Monday 2 May 2011

bin Laden is dead... but what about gas prices?

Greenwire reported today that even as Americans celebrated the death of Osama bin Laden, they complained about high gas prices. The hoped-for connection, one supposes, is that with an important figure at the head of terrorism dead, a more secure world could more securely produce and transport oil.

Of course that's false. The price of oil, which did not abate Monday, depends on many, many factors other than whether one old man, important or not, is alive or not. Strange how a globally-traded commodity that is beholden to so many economic factors is almost always at the top of political emotional intensity meters.

Which brings me to today's Canadian federal elections. Indications are that Jack Layton and the New Democratic Party will move into second place as the party with the second-most seats in the House of Commons. This will not be a good thing for Canada. George Hoberg blogged last week about the role of climate policy in the election, lamenting the small role that it has played, but ever more discouraging, the really lousy conversation that is taking place. What a strange argument between Jack Layton and Stephen Harper -- Harper, the conservative, the libertarian, promising to reduce emissions through  costly, inefficient, command-and-control ("sector-by-sector") regulation, and Layton, the old-fashioned liberal, promising reductions through a cap-and-trade program! Let's be blunt: both are simply lying.

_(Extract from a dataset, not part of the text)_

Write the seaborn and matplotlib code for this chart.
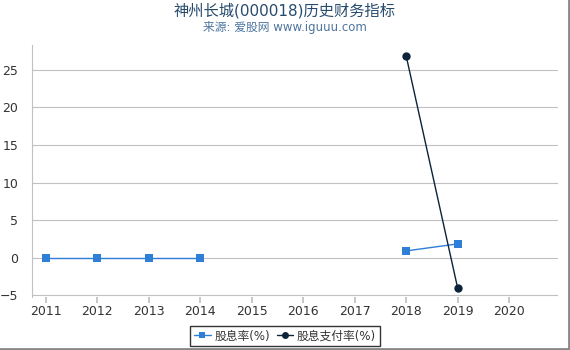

Of the two, I am more offended by Layton's claim that a cap-and-trade program that reduces emissions will not raise gasoline prices. Why? First, because this is an argument that could only be slipped past people who aren't paying attention or just engaging in wishful thinking. Do we really expect people and firms to reduce consumption without a price signal? There is no serious controversy that we need a price on carbon. Layton's economic falsehood is that the price can just be isolated to the evil barons of industry; this is sophomoric and silly, as most undergraduate students of economics could tell you that costs are often passed up and down the supply chain.. It seems particularly reprehensible for someone who hopes to be Prime Minister to make an emotional but inaccurate appeal, exploiting those Canadians most vulnerable to his demagoguery to gain their vote. Second, he is inculcating in Canadians a belief that climate change is someone else's fault and someone else's responsibility. Literally, nothing could be further from the truth. Of all environmental problems, climate change is everybody's responsibility, very prominently Canadians, which have the ninth-largest per capita carbon footprint, almost double that of the UK's and almost three times that of France.

On the Facebook page of U.S. Senator Lindsay Graham, someone wrote: "Now that he is dead! [sic] Can we get some substantial relief at the Gas pump?"  This is what it's come to. This is the kind of voter that Jack Layton would appeal to (if he were Canadian), and this is what Canadians will be like if Jack Layton ever gets the chance to lead Canada.